In this respect, how do situations like the recent near €400K spend on a Mattia Preti make working local artists feel?
“Mattia Preti, like any other artist has a price, and his work like any other commodity is established by the market. It would really make for an entertaining debate if the same money were spent on a modern work,” Briffa says, “A Picasso, Rothko; or a more daring piece such as a shark in formaldehyde by Damien Hirst or a flower puppy by Jeff Koons. It is not the price of the work that is in question here, or indeed the quality and historical value of the artist. Really it’s the establishment of a policy and agenda for national acquisitions, and its bearing on the country’s investment in the artist and the cultural industries.”

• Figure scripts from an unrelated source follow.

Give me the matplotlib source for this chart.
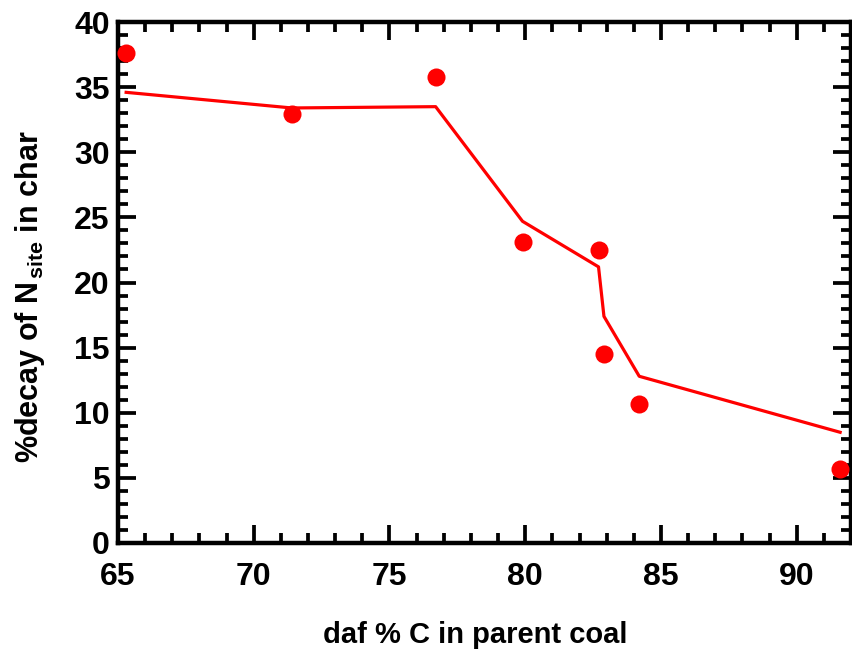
import matplotlib
matplotlib.use("Agg")
import matplotlib.pyplot as plt
from matplotlib.ticker import MultipleLocator

plt.rcParams['font.family'] = ['Liberation Sans', 'DejaVu Sans']
plt.rcParams['font.weight'] = 'bold'
plt.rcParams['mathtext.fontset'] = 'custom'
plt.rcParams['mathtext.rm'] = 'Liberation Sans:bold'
plt.rcParams['mathtext.bf'] = 'Liberation Sans:bold'
plt.rcParams['mathtext.it'] = 'Liberation Sans:bold'

# data
carbon = [65.3, 71.4, 76.7, 79.9, 82.7, 82.9, 84.2, 91.6]
decay = [37.6, 32.9, 35.8, 23.1, 22.5, 14.5, 10.7, 5.7]
fitted = [34.6, 33.4, 33.5, 24.7, 21.2, 17.4, 12.8, 8.5]
xticks = [65, 70, 75, 80, 85, 90]
yticks = [0, 5, 10, 15, 20, 25, 30, 35, 40]

fig = plt.figure(figsize=(8.52, 6.52), dpi=100)
ax = fig.add_axes([118/852, 109/652, (851-118)/852, (543-22)/652])

ax.plot(carbon, fitted, color='#ff0000', lw=2.3, zorder=3)
ax.plot(carbon, decay, 'o', color='#ff0000', ms=13, mec='none', zorder=4, clip_on=False)

ax.set_xlim(65, 92)
ax.set_ylim(0, 40)
ax.set_xticks(xticks)
ax.set_yticks(yticks)
ax.xaxis.set_minor_locator(MultipleLocator(1))
ax.yaxis.set_minor_locator(MultipleLocator(1))
ax.tick_params(which='both', direction='in', top=True, right=True, width=2.7, color='black')
ax.tick_params(which='major', length=13, labelsize=23, pad=6)
ax.tick_params(which='minor', length=7)
ax.tick_params(axis='x', which='major', pad=14)
for s in ax.spines.values():
    s.set_linewidth(3.2)
for lab in ax.get_xticklabels() + ax.get_yticklabels():
    lab.set_fontweight('bold')

fig.text(475/852, 1 - 635/652, 'daf % C in parent coal', ha='center', va='center',
         fontsize=21, fontweight='bold')
fig.text(30/852, 1 - 297/652, r'%decay of N$_{\,\mathrm{site}}$ in char', ha='center', va='center',
         rotation=90, fontsize=22, fontweight='bold')

fig.savefig('out.png', dpi=100)
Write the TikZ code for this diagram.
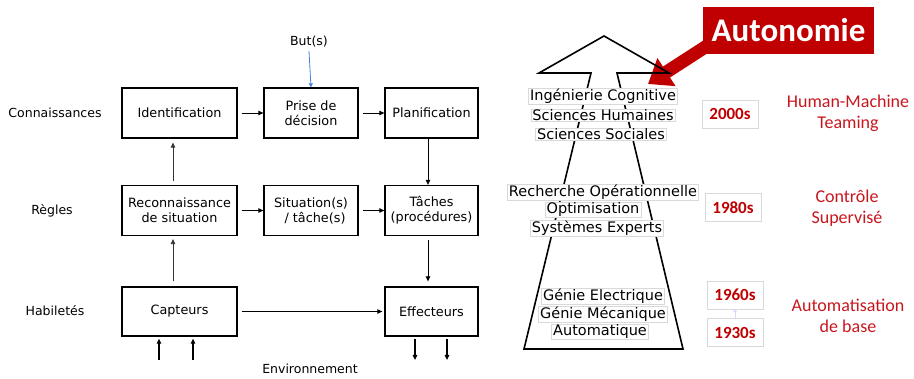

“It would really make for an entertaining debate if the same money were spent on a modern work”
Briffa and Holland are two artists at opposite ends of their career spectrum, yet they give an uncannily similar diagnosis of the art scene in Malta. In brief – it’s varied, it tries it’s best, but it still can’t assimilate the contemporary discourse that’s happening beyond our shores.
And that’s not because it’s an elitist scene, nor because art caters only to the privileged. It’s because there’s little investment in breaking down resistance and getting past existing critical constructs.
We have started investing in contemporary art and artists who can help achieve this, and we’ve also started giving more attention to art education. But we seem to be far away from a context where contemporary art is accessible enough for our understanding of it to grow. So, clearly, we’ve got some more investing to do.
Vince Briffa is an Associate Professor and Head of Department of Digital Arts at the University of Malta.
Ġulja Holland is a full time artist. Her new solo exhibition ‘From A Distance’ will be showing at Lily Agius Gallery, 54 Cathedral Street, Sliema, from the 27th of May until 27th of June.